According to a France 24 [2] report, "Born in Kabul in 1985, Nadia Ghulam was 8 years old when a bomb flattened her home, killed her brother, destroyed her parents' livelihood and left her badly disfigured. Women were not allowed to work under the Taliban. But to support her family, Ghulam decided at 11 to take on her brother's identity and spent the next 10 years disguised as a man...Two decades on, Nadia Ghulam now lives in Barcelona, where she has written extensively about her experiences in Afghanistan. Her first book has been published under the title, 'The Secret of My Turban'."

The resurgence of the Taliban has naturally raised the question of whether we can trust the Taliban on women's rights. With a memory of their former experiences under the Taliban regime women are dreading that dealing with them might again become a nightmarish reality for Afghan women and girls.

In an interview to Reuters [3], a Taliban spokesperson said that they respect women's rights. Women will be allowed to leave homes alone and they will have access to education and work, but they will have to wear the hijab. They pledged to let girls study and women work, but such pledges usually come with a vague reference to permissibility by religion.

Despite these ledges, however, the reality on the ground might be very different. In recent weeks, as Taliban forces have surged triumphantly across Afghanistan, it seemed like they were not interested in even a pretence at moderation. There have been numerous alarming reports of school closures, movement restrictions, and women forced to leave their jobs. Take for instance the case of a bank in Kandahar.

Taliban insurgents in Kandahar walked into the offices of Azizi Bank and ordered nine women working there to leave, Reuters reported [4]. The Taliban said that the male relatives of those women could take their places. Naturally, Afghan women have nowhere to turn to except the international community for support!

The latest Reuters report [5] also suggests that as universities open in Afghanistan, an artificial divide has been created between male and female students in the form of curtains in the class.

What Is The Stand Of The International Community On The Violation Of Women's Rights In Afghanistan?

There is a lack political will in the international community as far as women's rights are concerned. For instance, both Sweden and Canada have played major roles in Afghanistan. They have claimed to have a feminist foreign policy, but have been strangely silent, and in a way allowed the Taliban to triumph over horrified Afghan women.

The decades of international presence in Afghanistan brought nothing to the women's cause except an inflow of cash. There has never been political capital, and even the cash trickled off over time.

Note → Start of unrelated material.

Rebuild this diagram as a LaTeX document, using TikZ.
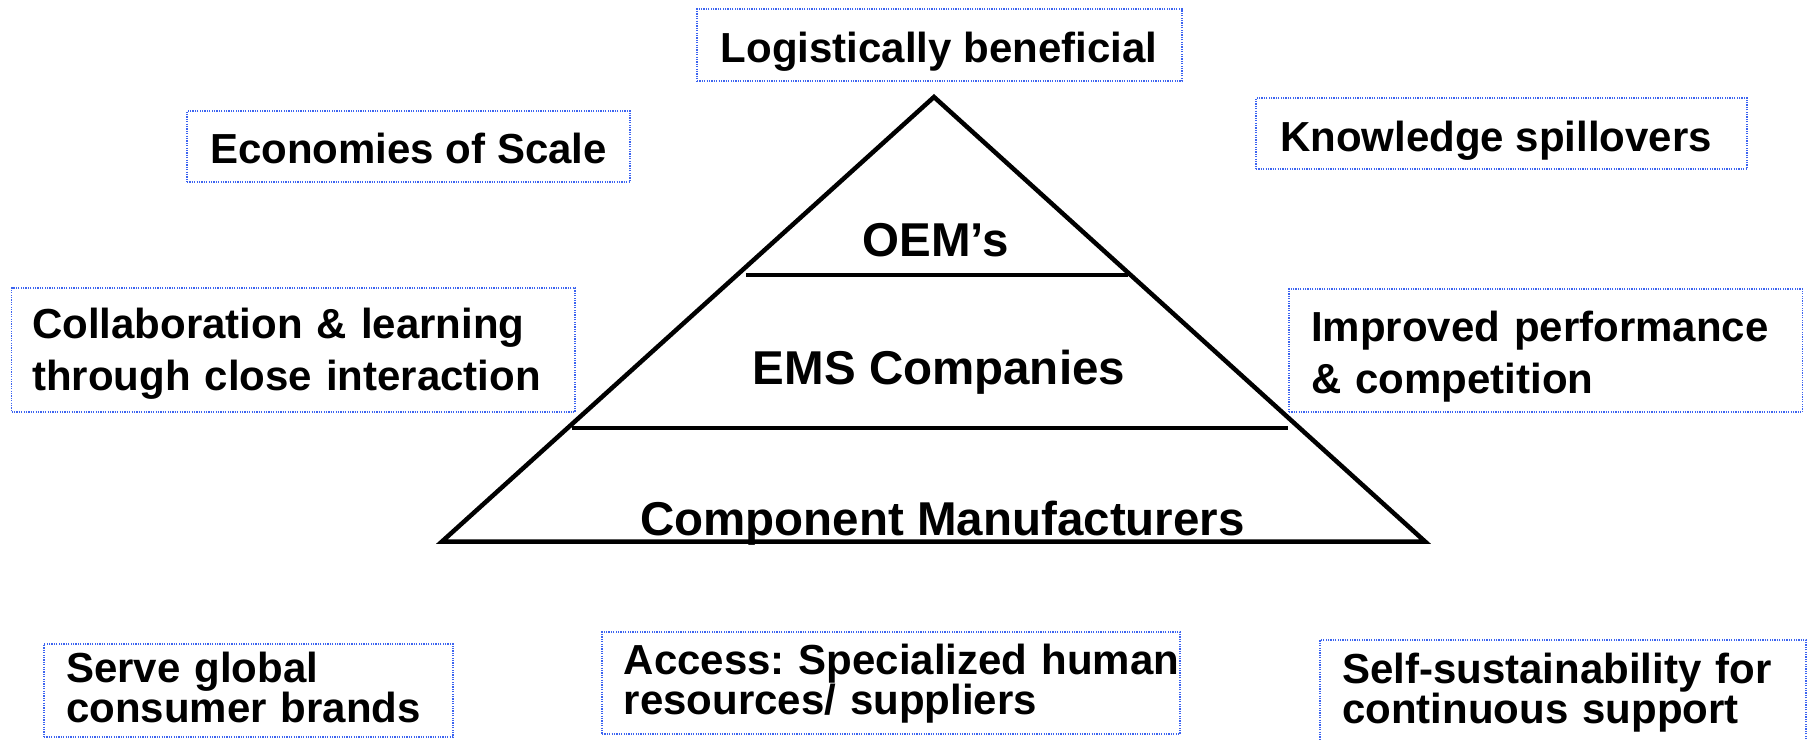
\documentclass[tikz,border=0pt]{standalone}
\usepackage{fontspec}
\setmainfont{Liberation Sans}
\definecolor{dotblue}{RGB}{60,100,240}
\frenchspacing
\begin{document}
\begin{tikzpicture}[x=1pt,y=-1pt,
  box/.style={draw=dotblue, line width=1.8pt, dash pattern=on 1.2pt off 1.2pt, inner sep=0pt, minimum width=#1},
  boxtext/.style={font=\fontsize{42}{52}\selectfont\bfseries, inner sep=0pt},
  boxpara/.style={boxtext, text width=#1, align=left, anchor=base west},
  lowpara/.style={boxpara=#1, font=\fontsize{42}{39}\selectfont\bfseries},
  tier/.style={font=\fontsize{47.5}{57}\selectfont\bfseries, inner sep=0pt, anchor=base},
  pyr/.style={line width=4.5pt, line join=miter}]
\clip (0,0) rectangle (1807,739);
\fill[white] (0,0) rectangle (1807,739);
% pyramid
\coordinate (apex) at (934,97);
\coordinate (bl) at (442,541.5);
\coordinate (br) at (1425,541.5);
\coordinate (l1a) at (746,275);
\coordinate (l1b) at (1128,275);
\coordinate (l2a) at (572,428);
\coordinate (l2b) at (1288,428);
\draw[pyr] (apex) -- (bl) -- (br) -- cycle;
\draw[pyr] (l1a) -- (l1b);
\draw[pyr] (l2a) -- (l2b);
\node[tier] (oem) at (935.5,256) {OEM’s};
\node[tier] (ems) at (939,384) {EMS Companies};
\node[tier] (cm) at (942.5,535) {Component Manufacturers};
% boxes
\node[box=485pt, minimum height=72pt] (logb) at (939.5,45) {};
\node[boxtext, anchor=base] (logt) at (939,62) {Logistically beneficial};
\node[box=443pt, minimum height=71pt] (ecob) at (408.5,146.5) {};
\node[boxtext, anchor=base] (ecot) at (408.5,163) {Economies of Scale};
\node[box=491pt, minimum height=71pt] (knob) at (1501.5,133.5) {};
\node[boxtext, anchor=base west] (knot) at (1280,151) {Knowledge spillovers};
\node[box=563.5pt, minimum height=124pt] (colb) at (293.25,350) {};
\node[boxpara=700pt] (colt) at (32,338) {Collaboration \& learning\\through close interaction};
\node[box=513.5pt, minimum height=123pt] (impb) at (1545.75,350.5) {};
\node[boxpara=700pt] (impt) at (1311,341) {Improved performance\\\& competition};
\node[box=409pt, minimum height=93pt] (serb) at (248.5,690.5) {};
\node[lowpara=700pt] (sert) at (66,682) {Serve global\\consumer brands};
\node[box=578pt, minimum height=102pt] (accb) at (891,683) {};
\node[lowpara=700pt] (acct) at (623.5,674) {Access: Specialized human\\resources/ suppliers};
\node[box=486pt, minimum height=110pt] (selb) at (1563,695) {};
\node[lowpara=700pt] (selt) at (1342,683) {Self-sustainability for\\continuous support};
\end{tikzpicture}
\end{document}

The Human Rights Watch quotes Mahbouba Seraj [6], a longtime women's rights activist in Afghanistan. When asked by an interviewer what message she had for the international community, she laughed bitterly and said, "I'm going to say - really - shame on you. I'm going to say to the whole world, shame on you."

The international community's will to improve women's lives was questionable in 2001 and it so even today, though the Taliban's abuses against women continue to be shocking.

In the last 20 years, women and girls in Afghanistan have enjoyed a small measure of freedom and are eager to experience more of it. Supporting their struggle and finding the political will to pressure the Taliban to do so, is the least that the international community owes the women of Afghanistan.